Template:Exact sequence for construction


Let X and Y be topological spaces. Denote by X * Y the join and by X \times Y the product. The long exact sequence of reduced homology obtained using Mayer-Vietoris then splits into short exact sequences of the form:

0 \to \tilde{H}_{q+1}(X * Y) \to \tilde{H}_q(X \times Y) \to \tilde{H}_q(X) \oplus \tilde{H}_q(Y) \to 0

Moreover, this short exact sequence splits so we get:

\tilde{H}_q(X \times Y) \cong \tilde{H}_{q+1}(X * Y) \oplus \tilde{H}_q(X) \oplus \tilde{H}_q(Y)

Note that the above is not true for unreduced homology at q = 0.


In the case when either X or Y is a sphere, the homology of X \times Y can be computed in terms of the homology of X. This is because taking a join with a sphere, is equivalent to an iterated suspension, and the homology of an iterated suspension is simply obtained by displacing the homology of the original space.

In symbols:

\tilde{H}_q(X \times S^m) = \tilde{H}_{q-m}(X) \oplus \tilde{H}_q(X) + \tilde{H}_q(S^m)

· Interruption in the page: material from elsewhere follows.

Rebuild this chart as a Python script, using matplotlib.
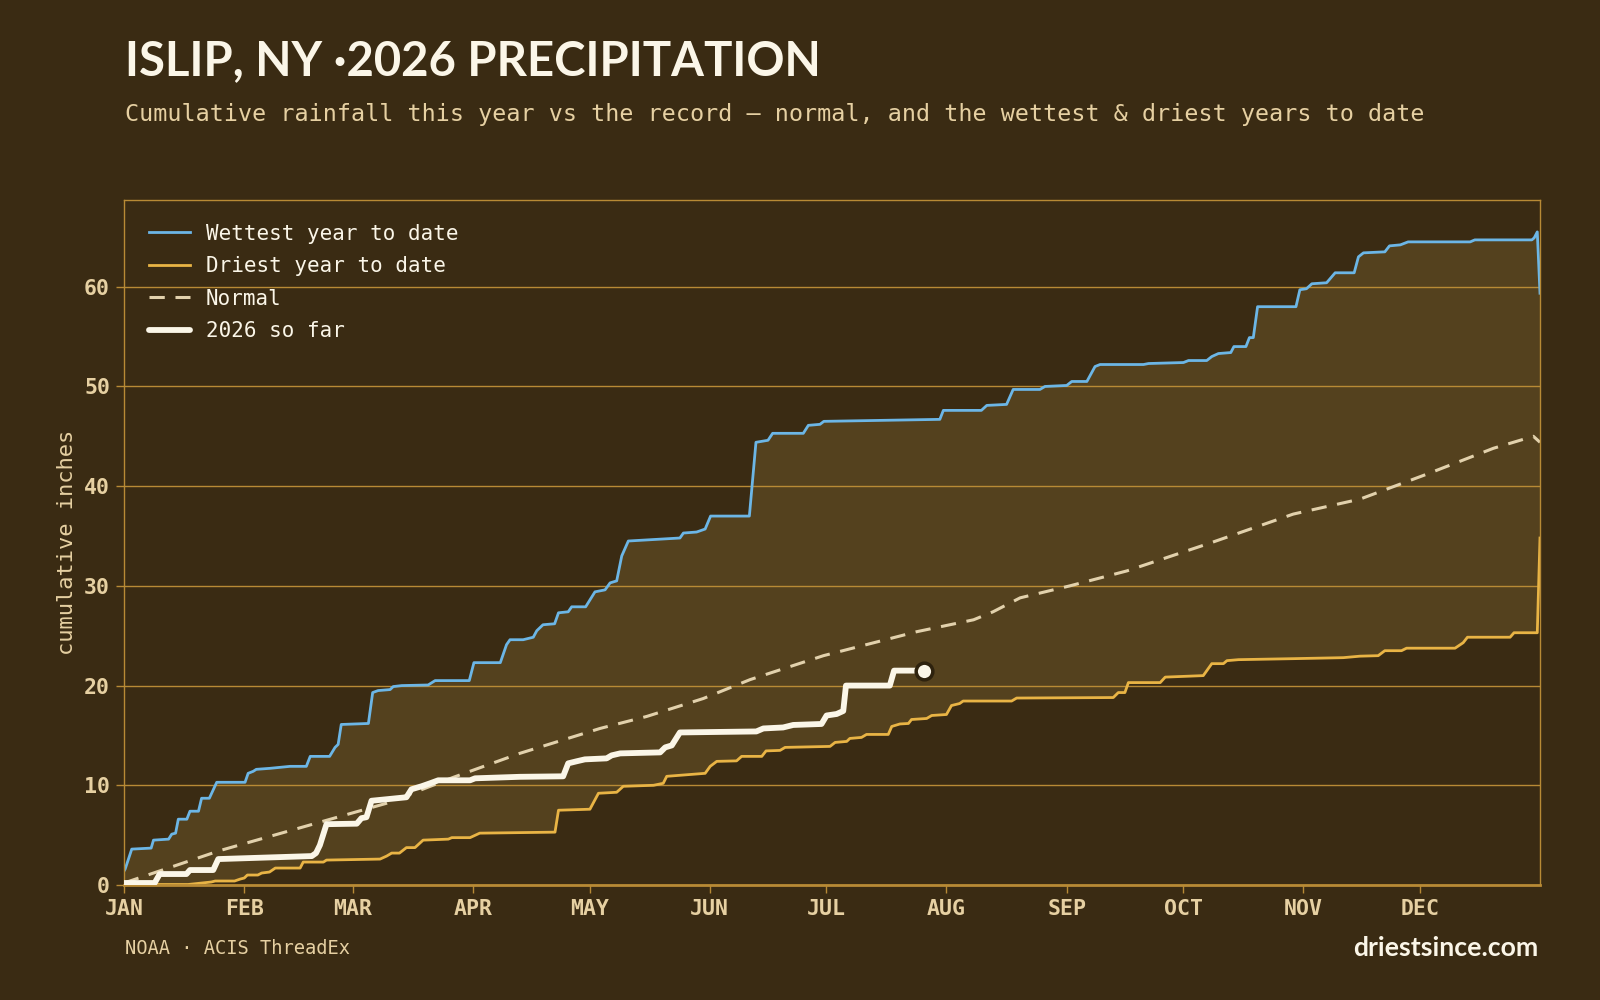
import matplotlib
matplotlib.use("Agg")
import matplotlib.pyplot as plt
import numpy as np

# ---------------- data (day of year, cumulative inches) ----------------
wet_days = [0, 0.3, 2, 7, 7.6, 11.5, 12.3, 13.3, 14, 16.2, 17, 19.2, 20, 22, 23.9, 31.2, 32, 33.3,
            34.1, 37.6, 42.8, 47, 48, 53, 54.4, 55.2, 56, 63, 64.1, 65.5, 68.6, 69.4, 71.6, 78.4,
            80.2, 89, 90.2, 97, 98.6, 99.5, 102.9, 105.5, 106.4, 108, 111, 112, 114.5, 115.4, 119,
            121.4, 124, 125.3, 127, 128.3, 130, 143.3, 144.2, 147.6, 149.8, 151.2, 161.2, 162.9,
            166, 167.2, 175.1, 176.4, 179.4, 180.4, 210.3, 211.2, 221, 222.4, 227.5, 229.2, 236.1,
            237.4, 243, 244.3, 248.2, 250.3, 251.6, 262.8, 264.1, 273.1, 274.4, 279.1, 280.4,
            282.1, 285.3, 286.1, 289.2, 290.1, 291.1, 292.2, 302.1, 303.1, 304.8, 306.2, 310,
            312.2, 317.1, 318.2, 319.5, 325, 326.2, 329, 331, 347, 348.2, 362.9, 363.5, 364.3, 365]
wet_vals = [1.4, 1.6, 3.6, 3.7, 4.5, 4.6, 5.1, 5.2, 6.6, 6.6, 7.4, 7.4, 8.7, 8.7, 10.3, 10.3, 11.2, 11.4,
            11.6, 11.7, 11.9, 11.9, 12.9, 12.9, 13.8, 14.1, 16.1, 16.2, 19.3, 19.5, 19.6, 19.9,
            20.0, 20.06, 20.5, 20.5, 22.3, 22.3, 24.1, 24.6, 24.6, 24.85, 25.5, 26.1, 26.2, 27.3,
            27.4, 27.9, 27.9, 29.4, 29.6, 30.3, 30.5, 33.0, 34.5, 34.8, 35.3, 35.4, 35.7, 37.0,
            37.0, 44.4, 44.6, 45.3, 45.3, 46.1, 46.2, 46.5, 46.7, 47.6, 47.6, 48.1, 48.2, 49.7,
            49.7, 50.0, 50.1, 50.5, 50.5, 52.0, 52.2, 52.2, 52.3, 52.4, 52.6, 52.6, 53.0, 53.3,
            53.4, 54.0, 54.0, 54.9, 54.9, 58.0, 58.0, 59.7, 59.8, 60.3, 60.4, 61.4, 61.4, 63.0,
            63.4, 63.5, 64.1, 64.2, 64.5, 64.5, 64.7, 64.7, 64.9, 65.5, 59.35]

dry_days = [0, 16.5, 22.5, 23.5, 28.5, 30, 31, 31.8, 34.5, 35.5, 37.5, 39, 45.4, 46.2, 51.4, 52.2, 66,
            67.7, 69, 71, 72.8, 75, 77.1, 83.6, 84.5, 89.2, 91.7, 111.1, 112, 120.1, 122.3, 127,
            128.7, 136.5, 139, 139.9, 149.8, 151.1, 152.8, 157.9, 159.2, 164.4, 165.5, 169.1,
            170.4, 182, 183.3, 186.3, 187.1, 190.1, 191.4, 197, 197.9, 200, 202.2, 203, 206.9,
            208.2, 212, 213.3, 215.4, 216.3, 228.8, 230.1, 255, 256.3, 258, 258.9, 267.1, 268.4,
            278.2, 280.4, 283.4, 284.3, 287.3, 301.4, 314.3, 318.6, 323.3, 325, 329.3, 330.6,
            343.1, 345.2, 346.3, 357.3, 358.3, 364.3, 365]
dry_vals = [0.05, 0.05, 0.3, 0.4, 0.4, 0.6, 0.7, 1.0, 1.0, 1.2, 1.3, 1.7, 1.7, 2.3, 2.3, 2.5, 2.6,
            2.9, 3.2, 3.2, 3.75, 3.75, 4.5, 4.6, 4.75, 4.75, 5.2, 5.3, 7.5, 7.6, 9.2, 9.3, 9.9,
            10.0, 10.2, 10.9, 11.2, 11.9, 12.4, 12.45, 12.9, 12.9, 13.45, 13.5, 13.8, 13.9, 14.3,
            14.4, 14.7, 14.8, 15.1, 15.1, 15.9, 16.15, 16.2, 16.6, 16.7, 17.0, 17.1, 18.0, 18.2,
            18.45, 18.45, 18.75, 18.8, 19.3, 19.3, 20.3, 20.3, 20.85, 21.0, 22.2, 22.2, 22.5,
            22.6, 22.7, 22.8, 22.95, 23.0, 23.5, 23.5, 23.75, 23.75, 24.3, 24.85, 24.85, 25.3,
            25.3, 34.8]

norm_days = [0, 24.7, 50.5, 67.7, 84.9, 102, 122.7, 134.7, 149.3, 161.4, 180.3, 204.3, 219, 224,
             231, 243.8, 258.5, 280, 301.4, 318.6, 335.8, 353, 363.3, 365]
norm_vals = [0.2, 3.45, 6.3, 8.2, 10.8, 13.2, 15.7, 16.9, 18.7, 20.6, 23.0, 25.4, 26.6, 27.4,
             28.8, 30.0, 31.5, 34.3, 37.2, 38.7, 41.2, 43.8, 45.0, 44.4]

cur_days = [0, 7.9, 9.2, 16.1, 17, 23, 24.3, 48.4, 49.5, 50.5, 52.2, 60, 61.2, 62.5, 63.8, 67.7,
            72.8, 74.1, 76.7, 78.9, 81, 89.2, 90.5, 102, 113.2, 114.5, 116.6, 118.8, 124.4, 125.7,
            127.9, 138.2, 139.5, 141.2, 143.3, 163, 164.8, 169.9, 172.5, 179.8, 181.1, 183.7,
            185.4, 186.1, 197.4, 198.5, 206.2]
cur_vals = [0.2, 0.2, 1.1, 1.1, 1.5, 1.5, 2.6, 2.9, 3.2, 4.0, 6.1, 6.15, 6.7, 6.8, 8.45, 8.6, 8.8,
            9.6, 9.9, 10.2, 10.5, 10.5, 10.7, 10.85, 10.9, 12.2, 12.4, 12.6, 12.7, 13.0, 13.2,
            13.3, 13.8, 14.0, 15.3, 15.4, 15.7, 15.8, 16.05, 16.15, 17.0, 17.15, 17.45, 20.0,
            20.0, 21.5, 21.5]

month_starts = [0, 31, 59, 90, 120, 151, 181, 212, 243, 273, 304, 334]
month_labels = ["JAN", "FEB", "MAR", "APR", "MAY", "JUN", "JUL", "AUG", "SEP", "OCT", "NOV", "DEC"]
y_ticks = [0, 10, 20, 30, 40, 50, 60]

title = "ISLIP, NY \u00b72026 PRECIPITATION"
subtitle = "Cumulative rainfall this year vs the record \u2014 normal, and the wettest & driest years to date"
source = "NOAA \u00b7 ACIS ThreadEx"
brand = "driestsince.com"

# ---------------- style ----------------
BG = "#3a2b13"
FILL = "#54411e"
GOLD = "#b88a35"
TAN = "#e6d0a2"
CREAM = "#fbf6e8"
BLUE = "#6cb6e6"
DRY = "#e9b445"
NORM = "#e2d1ac"
MONO = "DejaVu Sans Mono"

fig = plt.figure(figsize=(16, 10), dpi=100, facecolor=BG)
ax = fig.add_axes([0.0775, 0.115, 0.885, 0.685])
ax.set_facecolor(BG)

all_days = np.union1d(wet_days, dry_days)
wet_i = np.interp(all_days, wet_days, wet_vals)
dry_i = np.interp(all_days, dry_days, dry_vals)
ax.fill_between(all_days, dry_i, wet_i, color=FILL, lw=0, zorder=0.3)

ax.plot(wet_days, wet_vals, color=BLUE, lw=2.0, zorder=2, label="Wettest year to date")
ax.plot(dry_days, dry_vals, color=DRY, lw=2.0, zorder=2, label="Driest year to date")
ax.plot(norm_days, norm_vals, color=NORM, lw=2.2, ls=(0, (5, 3.5)), zorder=2.1, label="Normal")
ax.plot(cur_days, cur_vals, color=CREAM, lw=4.2, solid_capstyle="round", solid_joinstyle="round",
        zorder=3, label="2026 so far")
ax.plot(cur_days[-1:], cur_vals[-1:], marker="o", ms=12, mfc=CREAM, mec="#2e220e", mew=2.5,
        zorder=4, ls="none")

ax.set_xlim(0, 365)
ax.set_ylim(0, 68.7)
ax.set_axisbelow(True)
ax.yaxis.grid(True, color=GOLD, lw=1.0, zorder=0.5)
ax.xaxis.grid(False)

ax.set_xticks(month_starts)
ax.set_xticklabels(month_labels)
ax.set_yticks(y_ticks)
for lab in ax.get_xticklabels() + ax.get_yticklabels():
    lab.set_fontfamily(MONO)
    lab.set_fontweight("bold")
    lab.set_fontsize(15.5)
    lab.set_color(TAN)
ax.tick_params(axis="both", colors=GOLD, length=6, width=1.0, pad=4)
ax.tick_params(axis="x", labelcolor=TAN)
ax.tick_params(axis="y", labelcolor=TAN)
for s in ax.spines.values():
    s.set_color(GOLD)
    s.set_linewidth(1.0)
ax.spines["bottom"].set_linewidth(2.0)

ax.set_ylabel("cumulative inches", fontfamily=MONO, fontsize=15.8, color=TAN, labelpad=5)

leg = ax.legend(loc="upper left", frameon=False, prop={"family": MONO, "size": 15},
                labelcolor=CREAM, handlelength=1.97, handletextpad=0.74, labelspacing=0.6,
                borderaxespad=0.4, bbox_to_anchor=(0.006, 0.99))

fig.text(0.078, 0.939, title, fontfamily="Lato", fontweight="bold", fontsize=34, color=CREAM,
         va="center", ha="left")
fig.text(0.078, 0.885, subtitle, fontfamily=MONO, fontsize=16.85, color=TAN, va="center", ha="left")
fig.text(0.078, 0.052, source, fontfamily=MONO, fontsize=13.5, color=TAN, va="center", ha="left")
fig.text(0.9615, 0.052, brand, fontfamily="Lato", fontweight="bold", fontsize=19.2, color=CREAM,
         va="center", ha="right")

fig.savefig("out.png", dpi=100, facecolor=BG)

The utility of this exact sequence in computing the homology of the product breaks down when we do not understand the homologies of the join. In this case, we use a more advanced tool such as the Kunneth formula.

Related results


We can view X * Y as the double mapping cylinder for the coordinate projections from X \times Y to X and to Y and then apply the exact sequence for double mapping cylinder. This is a long exact sequence. To show that it separates into several short exact sequence, and that each one splits, it suffices to construct a section of the map from \tilde{H}_q(X) \oplus \tilde{H}_q(Y) to \tilde{H}_q(X \times Y). For q \ge 1, this section can be constructed geometrically, and for q = 0 it can be constructed explicitly in terms of the description of reduced homology.